Supplied material:
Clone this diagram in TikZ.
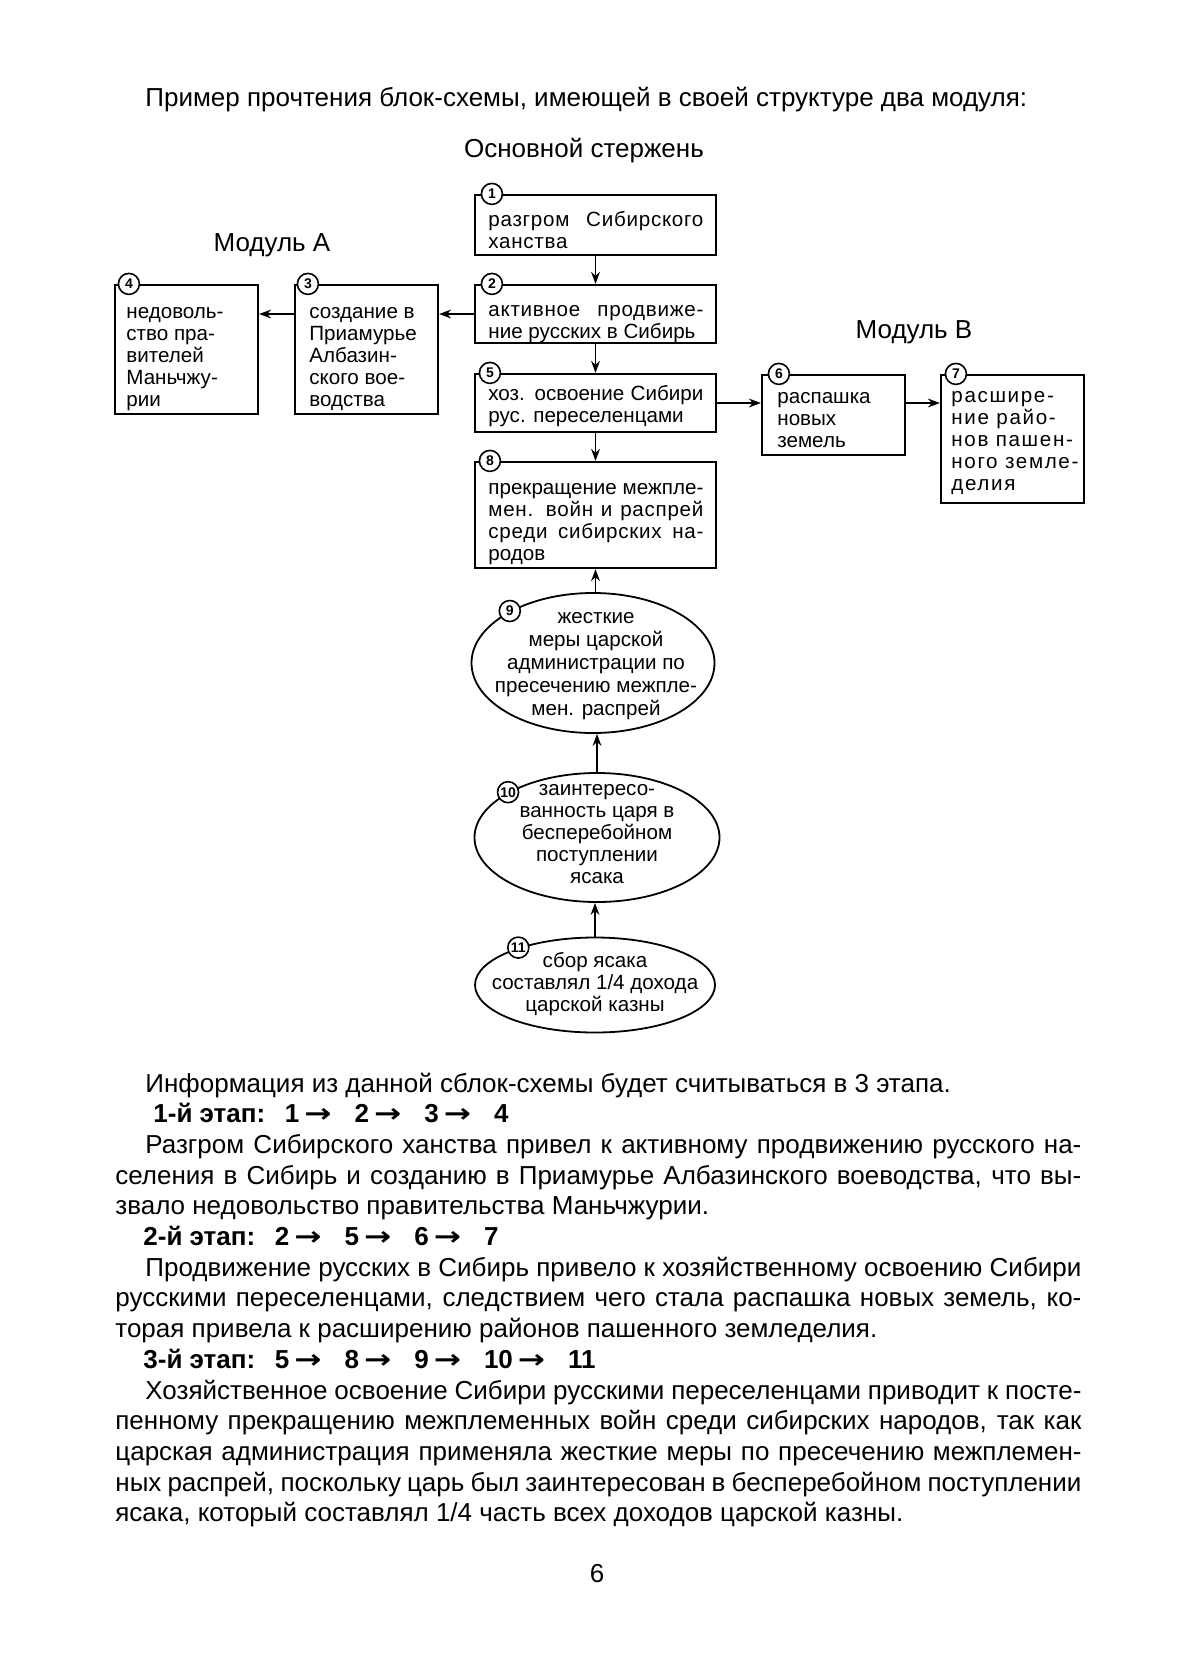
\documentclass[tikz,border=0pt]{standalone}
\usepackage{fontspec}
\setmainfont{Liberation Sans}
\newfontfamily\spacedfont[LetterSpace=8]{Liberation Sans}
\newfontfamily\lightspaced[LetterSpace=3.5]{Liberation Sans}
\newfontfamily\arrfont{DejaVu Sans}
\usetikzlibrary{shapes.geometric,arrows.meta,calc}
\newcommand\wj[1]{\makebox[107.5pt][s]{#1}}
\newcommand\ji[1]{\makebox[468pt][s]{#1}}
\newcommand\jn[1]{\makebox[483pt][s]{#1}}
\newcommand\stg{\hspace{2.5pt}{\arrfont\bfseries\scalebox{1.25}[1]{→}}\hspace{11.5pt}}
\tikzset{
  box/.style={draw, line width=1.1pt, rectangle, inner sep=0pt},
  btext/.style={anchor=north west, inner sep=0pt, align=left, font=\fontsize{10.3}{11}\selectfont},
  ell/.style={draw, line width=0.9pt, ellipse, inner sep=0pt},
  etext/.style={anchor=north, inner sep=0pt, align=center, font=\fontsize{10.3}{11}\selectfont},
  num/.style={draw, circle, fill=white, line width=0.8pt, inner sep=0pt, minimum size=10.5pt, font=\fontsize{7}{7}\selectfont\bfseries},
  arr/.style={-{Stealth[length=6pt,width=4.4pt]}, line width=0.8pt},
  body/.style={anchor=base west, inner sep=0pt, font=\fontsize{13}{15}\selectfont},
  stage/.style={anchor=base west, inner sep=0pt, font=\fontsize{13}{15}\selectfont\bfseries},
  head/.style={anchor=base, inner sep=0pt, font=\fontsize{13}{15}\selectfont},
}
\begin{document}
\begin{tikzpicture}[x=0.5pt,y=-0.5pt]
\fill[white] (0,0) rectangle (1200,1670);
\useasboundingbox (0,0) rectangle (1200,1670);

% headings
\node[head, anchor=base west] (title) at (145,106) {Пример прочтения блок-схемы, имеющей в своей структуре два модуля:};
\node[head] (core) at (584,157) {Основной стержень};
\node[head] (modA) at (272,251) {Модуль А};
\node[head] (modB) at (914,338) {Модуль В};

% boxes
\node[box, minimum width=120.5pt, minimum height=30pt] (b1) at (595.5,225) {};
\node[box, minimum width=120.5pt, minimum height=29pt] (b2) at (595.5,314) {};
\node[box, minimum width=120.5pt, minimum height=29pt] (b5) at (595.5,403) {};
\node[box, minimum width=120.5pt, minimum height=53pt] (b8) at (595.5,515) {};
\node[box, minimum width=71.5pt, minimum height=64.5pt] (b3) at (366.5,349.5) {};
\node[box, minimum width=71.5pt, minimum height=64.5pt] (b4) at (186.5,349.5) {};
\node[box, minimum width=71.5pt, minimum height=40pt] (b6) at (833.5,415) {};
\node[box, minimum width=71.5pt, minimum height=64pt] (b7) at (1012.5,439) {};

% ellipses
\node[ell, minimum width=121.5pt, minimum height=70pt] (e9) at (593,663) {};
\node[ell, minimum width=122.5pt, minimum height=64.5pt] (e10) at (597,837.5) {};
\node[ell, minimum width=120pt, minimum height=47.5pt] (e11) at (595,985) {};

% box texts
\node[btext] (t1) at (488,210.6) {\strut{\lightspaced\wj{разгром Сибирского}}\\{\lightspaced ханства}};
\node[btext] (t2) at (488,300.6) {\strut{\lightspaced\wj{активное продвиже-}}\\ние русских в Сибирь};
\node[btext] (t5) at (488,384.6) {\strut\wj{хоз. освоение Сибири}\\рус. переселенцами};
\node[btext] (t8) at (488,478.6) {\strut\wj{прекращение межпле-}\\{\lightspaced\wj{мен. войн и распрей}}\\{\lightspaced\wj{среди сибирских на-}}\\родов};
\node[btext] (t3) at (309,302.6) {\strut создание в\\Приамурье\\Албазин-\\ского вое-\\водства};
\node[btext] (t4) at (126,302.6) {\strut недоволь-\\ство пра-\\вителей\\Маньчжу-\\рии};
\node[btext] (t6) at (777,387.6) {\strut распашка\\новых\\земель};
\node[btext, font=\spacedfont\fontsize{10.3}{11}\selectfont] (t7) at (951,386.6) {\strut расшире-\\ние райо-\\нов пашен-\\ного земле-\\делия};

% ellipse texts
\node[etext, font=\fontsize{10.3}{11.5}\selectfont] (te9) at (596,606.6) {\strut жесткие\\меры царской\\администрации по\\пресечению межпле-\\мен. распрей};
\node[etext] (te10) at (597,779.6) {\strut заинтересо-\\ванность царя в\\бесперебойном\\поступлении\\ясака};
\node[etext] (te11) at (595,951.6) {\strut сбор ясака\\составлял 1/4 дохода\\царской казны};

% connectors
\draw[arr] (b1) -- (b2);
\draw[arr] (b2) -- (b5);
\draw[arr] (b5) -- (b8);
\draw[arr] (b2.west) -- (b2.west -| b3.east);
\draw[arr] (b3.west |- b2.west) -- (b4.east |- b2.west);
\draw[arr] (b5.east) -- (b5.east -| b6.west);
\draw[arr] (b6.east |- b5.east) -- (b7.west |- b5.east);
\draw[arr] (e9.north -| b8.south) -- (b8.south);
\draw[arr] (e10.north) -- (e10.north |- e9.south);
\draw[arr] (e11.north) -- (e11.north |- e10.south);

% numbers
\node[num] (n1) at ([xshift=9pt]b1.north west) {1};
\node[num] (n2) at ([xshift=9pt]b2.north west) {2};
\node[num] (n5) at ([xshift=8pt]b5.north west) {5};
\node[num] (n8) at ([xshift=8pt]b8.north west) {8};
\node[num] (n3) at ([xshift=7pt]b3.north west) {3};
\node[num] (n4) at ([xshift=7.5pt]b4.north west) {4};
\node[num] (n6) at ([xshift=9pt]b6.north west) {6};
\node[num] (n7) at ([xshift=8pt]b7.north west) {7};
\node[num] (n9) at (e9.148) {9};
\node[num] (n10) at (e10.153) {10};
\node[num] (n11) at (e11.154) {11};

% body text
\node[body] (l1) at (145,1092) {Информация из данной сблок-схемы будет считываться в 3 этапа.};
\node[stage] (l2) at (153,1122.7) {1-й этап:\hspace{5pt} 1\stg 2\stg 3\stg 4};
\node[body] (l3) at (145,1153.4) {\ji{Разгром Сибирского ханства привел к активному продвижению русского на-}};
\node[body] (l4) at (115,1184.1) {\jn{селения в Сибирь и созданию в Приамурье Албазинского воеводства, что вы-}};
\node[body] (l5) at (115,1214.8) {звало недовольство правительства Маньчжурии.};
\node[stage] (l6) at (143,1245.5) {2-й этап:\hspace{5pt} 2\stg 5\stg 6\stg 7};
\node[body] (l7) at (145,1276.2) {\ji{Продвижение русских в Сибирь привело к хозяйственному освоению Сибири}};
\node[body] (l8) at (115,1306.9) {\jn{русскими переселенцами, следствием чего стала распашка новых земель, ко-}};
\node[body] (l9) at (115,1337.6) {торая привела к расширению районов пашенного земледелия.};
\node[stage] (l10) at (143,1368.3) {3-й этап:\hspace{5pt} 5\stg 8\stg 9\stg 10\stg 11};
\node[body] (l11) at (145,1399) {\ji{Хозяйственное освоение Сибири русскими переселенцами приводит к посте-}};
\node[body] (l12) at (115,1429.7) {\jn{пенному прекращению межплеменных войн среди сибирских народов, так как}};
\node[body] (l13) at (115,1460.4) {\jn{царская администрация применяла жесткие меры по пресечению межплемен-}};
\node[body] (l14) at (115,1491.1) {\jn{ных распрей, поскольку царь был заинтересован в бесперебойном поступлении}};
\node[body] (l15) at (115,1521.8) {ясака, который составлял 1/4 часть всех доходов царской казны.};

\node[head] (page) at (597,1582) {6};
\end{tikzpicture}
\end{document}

Aim: Retype the whole listing exactly and leave the pictures out.

Task output:
Clone this diagram in TikZ.
\documentclass[tikz,border=0pt]{standalone}
\usepackage{fontspec}
\setmainfont{Liberation Sans}
\newfontfamily\spacedfont[LetterSpace=8]{Liberation Sans}
\newfontfamily\lightspaced[LetterSpace=3.5]{Liberation Sans}
\newfontfamily\arrfont{DejaVu Sans}
\usetikzlibrary{shapes.geometric,arrows.meta,calc}
\newcommand\wj[1]{\makebox[107.5pt][s]{#1}}
\newcommand\ji[1]{\makebox[468pt][s]{#1}}
\newcommand\jn[1]{\makebox[483pt][s]{#1}}
\newcommand\stg{\hspace{2.5pt}{\arrfont\bfseries\scalebox{1.25}[1]{→}}\hspace{11.5pt}}
\tikzset{
  box/.style={draw, line width=1.1pt, rectangle, inner sep=0pt},
  btext/.style={anchor=north west, inner sep=0pt, align=left, font=\fontsize{10.3}{11}\selectfont},
  ell/.style={draw, line width=0.9pt, ellipse, inner sep=0pt},
  etext/.style={anchor=north, inner sep=0pt, align=center, font=\fontsize{10.3}{11}\selectfont},
  num/.style={draw, circle, fill=white, line width=0.8pt, inner sep=0pt, minimum size=10.5pt, font=\fontsize{7}{7}\selectfont\bfseries},
  arr/.style={-{Stealth[length=6pt,width=4.4pt]}, line width=0.8pt},
  body/.style={anchor=base west, inner sep=0pt, font=\fontsize{13}{15}\selectfont},
  stage/.style={anchor=base west, inner sep=0pt, font=\fontsize{13}{15}\selectfont\bfseries},
  head/.style={anchor=base, inner sep=0pt, font=\fontsize{13}{15}\selectfont},
}
\begin{document}
\begin{tikzpicture}[x=0.5pt,y=-0.5pt]
\fill[white] (0,0) rectangle (1200,1670);
\useasboundingbox (0,0) rectangle (1200,1670);

% headings
\node[head, anchor=base west] (title) at (145,106) {Пример прочтения блок-схемы, имеющей в своей структуре два модуля:};
\node[head] (core) at (584,157) {Основной стержень};
\node[head] (modA) at (272,251) {Модуль А};
\node[head] (modB) at (914,338) {Модуль В};

% boxes
\node[box, minimum width=120.5pt, minimum height=30pt] (b1) at (595.5,225) {};
\node[box, minimum width=120.5pt, minimum height=29pt] (b2) at (595.5,314) {};
\node[box, minimum width=120.5pt, minimum height=29pt] (b5) at (595.5,403) {};
\node[box, minimum width=120.5pt, minimum height=53pt] (b8) at (595.5,515) {};
\node[box, minimum width=71.5pt, minimum height=64.5pt] (b3) at (366.5,349.5) {};
\node[box, minimum width=71.5pt, minimum height=64.5pt] (b4) at (186.5,349.5) {};
\node[box, minimum width=71.5pt, minimum height=40pt] (b6) at (833.5,415) {};
\node[box, minimum width=71.5pt, minimum height=64pt] (b7) at (1012.5,439) {};

% ellipses
\node[ell, minimum width=121.5pt, minimum height=70pt] (e9) at (593,663) {};
\node[ell, minimum width=122.5pt, minimum height=64.5pt] (e10) at (597,837.5) {};
\node[ell, minimum width=120pt, minimum height=47.5pt] (e11) at (595,985) {};

% box texts
\node[btext] (t1) at (488,210.6) {\strut{\lightspaced\wj{разгром Сибирского}}\\{\lightspaced ханства}};
\node[btext] (t2) at (488,300.6) {\strut{\lightspaced\wj{активное продвиже-}}\\ние русских в Сибирь};
\node[btext] (t5) at (488,384.6) {\strut\wj{хоз. освоение Сибири}\\рус. переселенцами};
\node[btext] (t8) at (488,478.6) {\strut\wj{прекращение межпле-}\\{\lightspaced\wj{мен. войн и распрей}}\\{\lightspaced\wj{среди сибирских на-}}\\родов};
\node[btext] (t3) at (309,302.6) {\strut создание в\\Приамурье\\Албазин-\\ского вое-\\водства};
\node[btext] (t4) at (126,302.6) {\strut недоволь-\\ство пра-\\вителей\\Маньчжу-\\рии};
\node[btext] (t6) at (777,387.6) {\strut распашка\\новых\\земель};
\node[btext, font=\spacedfont\fontsize{10.3}{11}\selectfont] (t7) at (951,386.6) {\strut расшире-\\ние райо-\\нов пашен-\\ного земле-\\делия};

% ellipse texts
\node[etext, font=\fontsize{10.3}{11.5}\selectfont] (te9) at (596,606.6) {\strut жесткие\\меры царской\\администрации по\\пресечению межпле-\\мен. распрей};
\node[etext] (te10) at (597,779.6) {\strut заинтересо-\\ванность царя в\\бесперебойном\\поступлении\\ясака};
\node[etext] (te11) at (595,951.6) {\strut сбор ясака\\составлял 1/4 дохода\\царской казны};

% connectors
\draw[arr] (b1) -- (b2);
\draw[arr] (b2) -- (b5);
\draw[arr] (b5) -- (b8);
\draw[arr] (b2.west) -- (b2.west -| b3.east);
\draw[arr] (b3.west |- b2.west) -- (b4.east |- b2.west);
\draw[arr] (b5.east) -- (b5.east -| b6.west);
\draw[arr] (b6.east |- b5.east) -- (b7.west |- b5.east);
\draw[arr] (e9.north -| b8.south) -- (b8.south);
\draw[arr] (e10.north) -- (e10.north |- e9.south);
\draw[arr] (e11.north) -- (e11.north |- e10.south);

% numbers
\node[num] (n1) at ([xshift=9pt]b1.north west) {1};
\node[num] (n2) at ([xshift=9pt]b2.north west) {2};
\node[num] (n5) at ([xshift=8pt]b5.north west) {5};
\node[num] (n8) at ([xshift=8pt]b8.north west) {8};
\node[num] (n3) at ([xshift=7pt]b3.north west) {3};
\node[num] (n4) at ([xshift=7.5pt]b4.north west) {4};
\node[num] (n6) at ([xshift=9pt]b6.north west) {6};
\node[num] (n7) at ([xshift=8pt]b7.north west) {7};
\node[num] (n9) at (e9.148) {9};
\node[num] (n10) at (e10.153) {10};
\node[num] (n11) at (e11.154) {11};

% body text
\node[body] (l1) at (145,1092) {Информация из данной сблок-схемы будет считываться в 3 этапа.};
\node[stage] (l2) at (153,1122.7) {1-й этап:\hspace{5pt} 1\stg 2\stg 3\stg 4};
\node[body] (l3) at (145,1153.4) {\ji{Разгром Сибирского ханства привел к активному продвижению русского на-}};
\node[body] (l4) at (115,1184.1) {\jn{селения в Сибирь и созданию в Приамурье Албазинского воеводства, что вы-}};
\node[body] (l5) at (115,1214.8) {звало недовольство правительства Маньчжурии.};
\node[stage] (l6) at (143,1245.5) {2-й этап:\hspace{5pt} 2\stg 5\stg 6\stg 7};
\node[body] (l7) at (145,1276.2) {\ji{Продвижение русских в Сибирь привело к хозяйственному освоению Сибири}};
\node[body] (l8) at (115,1306.9) {\jn{русскими переселенцами, следствием чего стала распашка новых земель, ко-}};
\node[body] (l9) at (115,1337.6) {торая привела к расширению районов пашенного земледелия.};
\node[stage] (l10) at (143,1368.3) {3-й этап:\hspace{5pt} 5\stg 8\stg 9\stg 10\stg 11};
\node[body] (l11) at (145,1399) {\ji{Хозяйственное освоение Сибири русскими переселенцами приводит к посте-}};
\node[body] (l12) at (115,1429.7) {\jn{пенному прекращению межплеменных войн среди сибирских народов, так как}};
\node[body] (l13) at (115,1460.4) {\jn{царская администрация применяла жесткие меры по пресечению межплемен-}};
\node[body] (l14) at (115,1491.1) {\jn{ных распрей, поскольку царь был заинтересован в бесперебойном поступлении}};
\node[body] (l15) at (115,1521.8) {ясака, который составлял 1/4 часть всех доходов царской казны.};

\node[head] (page) at (597,1582) {6};
\end{tikzpicture}
\end{document}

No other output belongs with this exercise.